▶ THE TASK:
Could you repeat, exactly as they stand, the lines between the one with "Generate a web" and the one with "['#000000', '#385D8A', '#000000', '#000000'];", inclusive, minus the pictures?
******************************
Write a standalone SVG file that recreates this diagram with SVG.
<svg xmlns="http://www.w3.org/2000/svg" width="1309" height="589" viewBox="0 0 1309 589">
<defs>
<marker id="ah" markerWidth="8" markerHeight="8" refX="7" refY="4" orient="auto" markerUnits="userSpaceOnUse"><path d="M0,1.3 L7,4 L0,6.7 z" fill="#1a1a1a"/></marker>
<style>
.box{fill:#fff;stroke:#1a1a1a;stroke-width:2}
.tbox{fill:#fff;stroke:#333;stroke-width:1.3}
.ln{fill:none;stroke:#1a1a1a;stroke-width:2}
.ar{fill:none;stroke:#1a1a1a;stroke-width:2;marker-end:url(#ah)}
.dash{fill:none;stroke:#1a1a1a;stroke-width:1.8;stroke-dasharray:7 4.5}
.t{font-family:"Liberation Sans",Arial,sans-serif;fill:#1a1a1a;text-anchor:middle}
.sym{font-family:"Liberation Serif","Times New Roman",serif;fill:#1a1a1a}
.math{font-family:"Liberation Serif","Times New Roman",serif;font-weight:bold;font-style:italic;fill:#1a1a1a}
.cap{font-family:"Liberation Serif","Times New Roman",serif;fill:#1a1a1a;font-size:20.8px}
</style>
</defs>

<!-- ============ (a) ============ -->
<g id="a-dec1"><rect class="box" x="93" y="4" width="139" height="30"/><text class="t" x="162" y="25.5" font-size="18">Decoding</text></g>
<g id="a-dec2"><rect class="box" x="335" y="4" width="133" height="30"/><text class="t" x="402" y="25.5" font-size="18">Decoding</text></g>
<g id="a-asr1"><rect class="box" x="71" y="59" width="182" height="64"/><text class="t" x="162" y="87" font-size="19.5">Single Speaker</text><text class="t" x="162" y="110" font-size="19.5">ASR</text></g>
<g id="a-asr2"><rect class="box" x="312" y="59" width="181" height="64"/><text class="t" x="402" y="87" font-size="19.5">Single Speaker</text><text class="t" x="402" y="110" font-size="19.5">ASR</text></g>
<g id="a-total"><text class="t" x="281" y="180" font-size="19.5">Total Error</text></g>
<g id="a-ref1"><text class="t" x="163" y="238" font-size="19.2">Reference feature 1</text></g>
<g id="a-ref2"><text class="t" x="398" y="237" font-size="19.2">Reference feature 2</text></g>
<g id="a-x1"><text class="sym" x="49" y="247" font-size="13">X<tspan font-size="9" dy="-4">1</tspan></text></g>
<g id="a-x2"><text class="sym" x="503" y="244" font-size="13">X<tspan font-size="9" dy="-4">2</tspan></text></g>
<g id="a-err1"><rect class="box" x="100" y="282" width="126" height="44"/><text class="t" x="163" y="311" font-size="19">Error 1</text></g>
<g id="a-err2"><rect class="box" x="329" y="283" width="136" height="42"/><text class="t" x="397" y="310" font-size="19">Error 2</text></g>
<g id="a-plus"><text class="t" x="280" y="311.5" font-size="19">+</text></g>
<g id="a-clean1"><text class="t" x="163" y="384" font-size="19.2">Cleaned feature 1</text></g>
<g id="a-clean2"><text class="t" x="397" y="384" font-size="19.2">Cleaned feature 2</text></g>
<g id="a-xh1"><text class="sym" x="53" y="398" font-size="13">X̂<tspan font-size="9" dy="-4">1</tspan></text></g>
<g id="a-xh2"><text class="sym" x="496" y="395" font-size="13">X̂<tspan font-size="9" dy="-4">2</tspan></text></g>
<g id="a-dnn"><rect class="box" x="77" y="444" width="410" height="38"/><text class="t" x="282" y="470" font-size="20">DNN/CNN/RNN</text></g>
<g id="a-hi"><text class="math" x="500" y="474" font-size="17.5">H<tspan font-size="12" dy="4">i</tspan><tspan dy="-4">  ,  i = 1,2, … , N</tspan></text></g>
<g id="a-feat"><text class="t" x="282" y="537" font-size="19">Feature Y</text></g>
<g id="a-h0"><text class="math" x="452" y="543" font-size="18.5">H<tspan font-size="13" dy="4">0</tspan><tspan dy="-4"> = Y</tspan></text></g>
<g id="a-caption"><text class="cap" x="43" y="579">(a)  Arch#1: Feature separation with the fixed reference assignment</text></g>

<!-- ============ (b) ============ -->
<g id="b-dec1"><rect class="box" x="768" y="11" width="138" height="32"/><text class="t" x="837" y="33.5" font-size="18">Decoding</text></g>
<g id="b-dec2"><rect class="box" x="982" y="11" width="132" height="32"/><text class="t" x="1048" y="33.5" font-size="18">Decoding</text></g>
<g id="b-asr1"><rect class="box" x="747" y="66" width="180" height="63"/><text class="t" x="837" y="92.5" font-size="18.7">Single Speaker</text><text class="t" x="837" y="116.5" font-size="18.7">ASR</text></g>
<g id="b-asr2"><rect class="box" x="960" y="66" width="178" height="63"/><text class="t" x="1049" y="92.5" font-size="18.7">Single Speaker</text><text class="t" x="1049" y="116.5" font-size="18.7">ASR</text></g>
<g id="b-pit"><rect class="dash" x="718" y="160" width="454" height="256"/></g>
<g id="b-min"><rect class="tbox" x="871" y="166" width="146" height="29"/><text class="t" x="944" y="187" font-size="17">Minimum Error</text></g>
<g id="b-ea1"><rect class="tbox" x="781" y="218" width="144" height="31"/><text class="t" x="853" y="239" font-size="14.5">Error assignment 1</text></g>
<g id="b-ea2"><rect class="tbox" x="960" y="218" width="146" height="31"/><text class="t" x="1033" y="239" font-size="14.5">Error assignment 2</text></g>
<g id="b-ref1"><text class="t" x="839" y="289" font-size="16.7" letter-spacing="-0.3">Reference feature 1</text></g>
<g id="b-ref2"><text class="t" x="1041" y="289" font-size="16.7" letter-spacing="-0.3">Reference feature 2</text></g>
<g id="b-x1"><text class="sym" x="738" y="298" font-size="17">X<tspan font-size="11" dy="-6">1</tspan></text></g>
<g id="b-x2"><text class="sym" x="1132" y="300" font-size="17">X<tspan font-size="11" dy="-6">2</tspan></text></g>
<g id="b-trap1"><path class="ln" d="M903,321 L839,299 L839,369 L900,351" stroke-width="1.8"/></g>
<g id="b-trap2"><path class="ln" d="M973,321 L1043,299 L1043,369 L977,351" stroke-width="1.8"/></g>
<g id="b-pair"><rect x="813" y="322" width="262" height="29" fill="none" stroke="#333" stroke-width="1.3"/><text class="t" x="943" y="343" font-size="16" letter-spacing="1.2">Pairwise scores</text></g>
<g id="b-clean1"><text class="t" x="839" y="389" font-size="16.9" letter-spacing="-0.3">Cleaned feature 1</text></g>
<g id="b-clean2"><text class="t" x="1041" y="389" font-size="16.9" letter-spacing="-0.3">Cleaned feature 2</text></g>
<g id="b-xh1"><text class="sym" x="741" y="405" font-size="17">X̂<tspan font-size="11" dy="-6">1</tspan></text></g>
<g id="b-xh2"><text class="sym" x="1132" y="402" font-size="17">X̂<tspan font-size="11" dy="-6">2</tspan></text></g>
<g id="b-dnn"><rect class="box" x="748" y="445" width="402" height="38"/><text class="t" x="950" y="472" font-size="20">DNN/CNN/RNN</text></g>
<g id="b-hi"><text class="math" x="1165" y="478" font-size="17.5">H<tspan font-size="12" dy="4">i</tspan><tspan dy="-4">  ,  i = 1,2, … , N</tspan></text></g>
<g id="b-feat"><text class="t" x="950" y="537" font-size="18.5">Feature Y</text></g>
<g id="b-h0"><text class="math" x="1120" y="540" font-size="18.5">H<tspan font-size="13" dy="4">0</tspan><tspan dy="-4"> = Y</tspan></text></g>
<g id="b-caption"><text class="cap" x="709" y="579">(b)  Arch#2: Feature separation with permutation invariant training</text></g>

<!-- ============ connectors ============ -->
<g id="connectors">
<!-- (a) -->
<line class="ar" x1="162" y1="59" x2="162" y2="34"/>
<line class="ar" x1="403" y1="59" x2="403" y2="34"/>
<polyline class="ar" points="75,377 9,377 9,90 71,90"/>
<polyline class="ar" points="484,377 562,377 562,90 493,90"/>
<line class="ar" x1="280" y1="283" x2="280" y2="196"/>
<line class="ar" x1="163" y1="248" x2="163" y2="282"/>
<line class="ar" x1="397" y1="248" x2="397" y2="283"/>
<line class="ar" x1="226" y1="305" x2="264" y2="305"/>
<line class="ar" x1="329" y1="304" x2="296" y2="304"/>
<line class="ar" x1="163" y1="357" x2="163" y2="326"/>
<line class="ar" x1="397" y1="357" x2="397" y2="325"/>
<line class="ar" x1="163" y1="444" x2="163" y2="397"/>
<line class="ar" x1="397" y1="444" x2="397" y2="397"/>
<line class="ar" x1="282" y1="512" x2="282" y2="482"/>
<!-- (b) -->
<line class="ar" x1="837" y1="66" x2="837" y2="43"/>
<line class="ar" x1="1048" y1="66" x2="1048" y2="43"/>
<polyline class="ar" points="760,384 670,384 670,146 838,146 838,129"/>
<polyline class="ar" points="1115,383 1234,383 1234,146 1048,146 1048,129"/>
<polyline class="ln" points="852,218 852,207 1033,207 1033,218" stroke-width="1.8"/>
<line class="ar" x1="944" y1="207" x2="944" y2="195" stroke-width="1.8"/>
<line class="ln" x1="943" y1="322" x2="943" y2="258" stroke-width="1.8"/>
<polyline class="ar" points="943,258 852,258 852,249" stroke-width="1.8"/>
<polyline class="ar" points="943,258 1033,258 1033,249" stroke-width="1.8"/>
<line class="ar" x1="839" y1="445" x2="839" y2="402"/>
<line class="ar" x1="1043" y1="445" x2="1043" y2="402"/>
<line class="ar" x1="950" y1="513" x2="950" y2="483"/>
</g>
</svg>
******************************
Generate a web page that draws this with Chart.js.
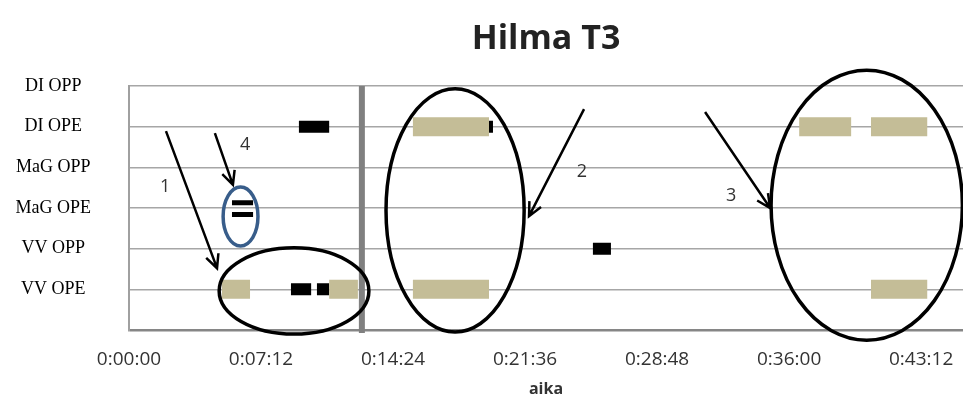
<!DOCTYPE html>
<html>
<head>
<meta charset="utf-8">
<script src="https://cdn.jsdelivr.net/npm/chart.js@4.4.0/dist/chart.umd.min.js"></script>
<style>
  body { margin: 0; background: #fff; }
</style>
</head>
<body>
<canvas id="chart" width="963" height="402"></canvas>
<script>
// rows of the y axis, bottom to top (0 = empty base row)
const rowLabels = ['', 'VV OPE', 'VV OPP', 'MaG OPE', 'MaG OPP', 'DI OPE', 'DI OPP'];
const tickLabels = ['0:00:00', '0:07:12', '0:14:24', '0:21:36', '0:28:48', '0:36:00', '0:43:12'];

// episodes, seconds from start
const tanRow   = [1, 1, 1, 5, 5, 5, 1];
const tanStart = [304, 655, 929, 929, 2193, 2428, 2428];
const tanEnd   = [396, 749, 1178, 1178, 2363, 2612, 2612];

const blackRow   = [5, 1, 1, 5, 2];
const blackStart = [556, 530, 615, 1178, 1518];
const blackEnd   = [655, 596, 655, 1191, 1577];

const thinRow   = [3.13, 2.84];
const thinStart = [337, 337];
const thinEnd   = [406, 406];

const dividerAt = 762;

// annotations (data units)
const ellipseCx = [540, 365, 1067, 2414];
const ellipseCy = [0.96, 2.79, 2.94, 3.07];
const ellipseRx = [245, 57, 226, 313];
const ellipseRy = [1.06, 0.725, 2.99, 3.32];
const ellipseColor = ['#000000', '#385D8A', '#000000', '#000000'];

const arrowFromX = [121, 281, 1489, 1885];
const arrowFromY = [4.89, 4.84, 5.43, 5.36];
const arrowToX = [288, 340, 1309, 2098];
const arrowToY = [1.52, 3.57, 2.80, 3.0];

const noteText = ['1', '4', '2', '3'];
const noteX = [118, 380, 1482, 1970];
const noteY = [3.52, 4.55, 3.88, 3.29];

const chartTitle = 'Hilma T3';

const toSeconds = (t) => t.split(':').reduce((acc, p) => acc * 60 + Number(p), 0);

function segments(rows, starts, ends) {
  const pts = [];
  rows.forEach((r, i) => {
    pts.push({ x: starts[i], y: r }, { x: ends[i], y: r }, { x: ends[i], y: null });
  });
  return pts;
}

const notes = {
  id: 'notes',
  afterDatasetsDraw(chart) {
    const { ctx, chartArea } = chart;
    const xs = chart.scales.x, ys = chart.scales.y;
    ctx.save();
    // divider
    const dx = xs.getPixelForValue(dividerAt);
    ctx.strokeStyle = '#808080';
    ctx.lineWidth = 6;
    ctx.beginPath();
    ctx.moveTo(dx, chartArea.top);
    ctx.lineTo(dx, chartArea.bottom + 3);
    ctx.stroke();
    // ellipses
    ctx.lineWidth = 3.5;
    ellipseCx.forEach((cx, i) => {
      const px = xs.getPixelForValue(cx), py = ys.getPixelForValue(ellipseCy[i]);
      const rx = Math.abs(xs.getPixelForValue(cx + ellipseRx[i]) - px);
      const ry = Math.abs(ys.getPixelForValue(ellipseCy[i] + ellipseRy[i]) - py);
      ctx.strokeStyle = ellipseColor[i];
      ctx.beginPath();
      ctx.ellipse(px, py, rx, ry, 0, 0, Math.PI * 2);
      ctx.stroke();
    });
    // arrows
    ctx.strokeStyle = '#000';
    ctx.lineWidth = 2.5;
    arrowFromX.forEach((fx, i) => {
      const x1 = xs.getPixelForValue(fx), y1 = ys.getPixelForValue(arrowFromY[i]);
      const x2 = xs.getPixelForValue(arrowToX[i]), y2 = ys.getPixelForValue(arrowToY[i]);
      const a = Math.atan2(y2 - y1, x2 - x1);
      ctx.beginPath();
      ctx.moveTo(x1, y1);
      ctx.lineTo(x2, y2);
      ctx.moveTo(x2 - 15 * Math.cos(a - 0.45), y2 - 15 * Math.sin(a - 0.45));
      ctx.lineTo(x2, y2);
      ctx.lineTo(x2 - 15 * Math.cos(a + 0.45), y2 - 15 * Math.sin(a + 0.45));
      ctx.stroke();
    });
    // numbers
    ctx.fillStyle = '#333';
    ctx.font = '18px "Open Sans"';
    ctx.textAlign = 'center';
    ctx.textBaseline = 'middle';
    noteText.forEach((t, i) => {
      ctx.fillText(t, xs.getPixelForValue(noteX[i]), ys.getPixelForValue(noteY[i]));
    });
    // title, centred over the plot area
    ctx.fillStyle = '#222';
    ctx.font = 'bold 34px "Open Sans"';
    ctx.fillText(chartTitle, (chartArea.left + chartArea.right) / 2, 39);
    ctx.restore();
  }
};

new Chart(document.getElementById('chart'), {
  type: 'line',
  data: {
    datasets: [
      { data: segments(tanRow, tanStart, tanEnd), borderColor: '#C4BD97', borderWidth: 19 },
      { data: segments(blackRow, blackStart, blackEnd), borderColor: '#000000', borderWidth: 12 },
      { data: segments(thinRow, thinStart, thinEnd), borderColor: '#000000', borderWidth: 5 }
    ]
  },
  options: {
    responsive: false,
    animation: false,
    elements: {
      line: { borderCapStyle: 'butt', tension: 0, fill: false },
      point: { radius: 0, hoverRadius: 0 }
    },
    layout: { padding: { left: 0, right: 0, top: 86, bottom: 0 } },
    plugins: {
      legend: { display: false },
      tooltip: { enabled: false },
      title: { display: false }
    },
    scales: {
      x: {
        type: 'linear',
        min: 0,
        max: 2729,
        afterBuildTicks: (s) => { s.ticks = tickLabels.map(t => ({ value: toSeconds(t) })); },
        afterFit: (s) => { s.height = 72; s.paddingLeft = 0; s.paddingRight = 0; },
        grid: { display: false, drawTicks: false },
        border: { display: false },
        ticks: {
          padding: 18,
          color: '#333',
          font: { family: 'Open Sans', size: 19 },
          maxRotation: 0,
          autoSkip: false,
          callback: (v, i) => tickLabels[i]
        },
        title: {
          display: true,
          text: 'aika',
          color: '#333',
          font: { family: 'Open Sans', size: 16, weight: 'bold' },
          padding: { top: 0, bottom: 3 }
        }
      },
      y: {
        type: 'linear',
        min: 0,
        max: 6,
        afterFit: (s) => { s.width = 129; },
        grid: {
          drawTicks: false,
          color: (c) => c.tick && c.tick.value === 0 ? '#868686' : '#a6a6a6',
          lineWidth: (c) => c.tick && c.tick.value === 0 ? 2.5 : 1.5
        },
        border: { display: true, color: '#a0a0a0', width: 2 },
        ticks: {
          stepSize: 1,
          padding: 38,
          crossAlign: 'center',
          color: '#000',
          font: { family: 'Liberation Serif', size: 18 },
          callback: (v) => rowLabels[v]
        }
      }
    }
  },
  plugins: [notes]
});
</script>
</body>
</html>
******************************
▶ EXPECTED OUTPUT:
Generate a web page that draws this with Chart.js.
<!DOCTYPE html>
<html>
<head>
<meta charset="utf-8">
<script src="https://cdn.jsdelivr.net/npm/chart.js@4.4.0/dist/chart.umd.min.js"></script>
<style>
  body { margin: 0; background: #fff; }
</style>
</head>
<body>
<canvas id="chart" width="963" height="402"></canvas>
<script>
// rows of the y axis, bottom to top (0 = empty base row)
const rowLabels = ['', 'VV OPE', 'VV OPP', 'MaG OPE', 'MaG OPP', 'DI OPE', 'DI OPP'];
const tickLabels = ['0:00:00', '0:07:12', '0:14:24', '0:21:36', '0:28:48', '0:36:00', '0:43:12'];

// episodes, seconds from start
const tanRow   = [1, 1, 1, 5, 5, 5, 1];
const tanStart = [304, 655, 929, 929, 2193, 2428, 2428];
const tanEnd   = [396, 749, 1178, 1178, 2363, 2612, 2612];

const blackRow   = [5, 1, 1, 5, 2];
const blackStart = [556, 530, 615, 1178, 1518];
const blackEnd   = [655, 596, 655, 1191, 1577];

const thinRow   = [3.13, 2.84];
const thinStart = [337, 337];
const thinEnd   = [406, 406];

const dividerAt = 762;

// annotations (data units)
const ellipseCx = [540, 365, 1067, 2414];
const ellipseCy = [0.96, 2.79, 2.94, 3.07];
const ellipseRx = [245, 57, 226, 313];
const ellipseRy = [1.06, 0.725, 2.99, 3.32];
const ellipseColor = ['#000000', '#385D8A', '#000000', '#000000'];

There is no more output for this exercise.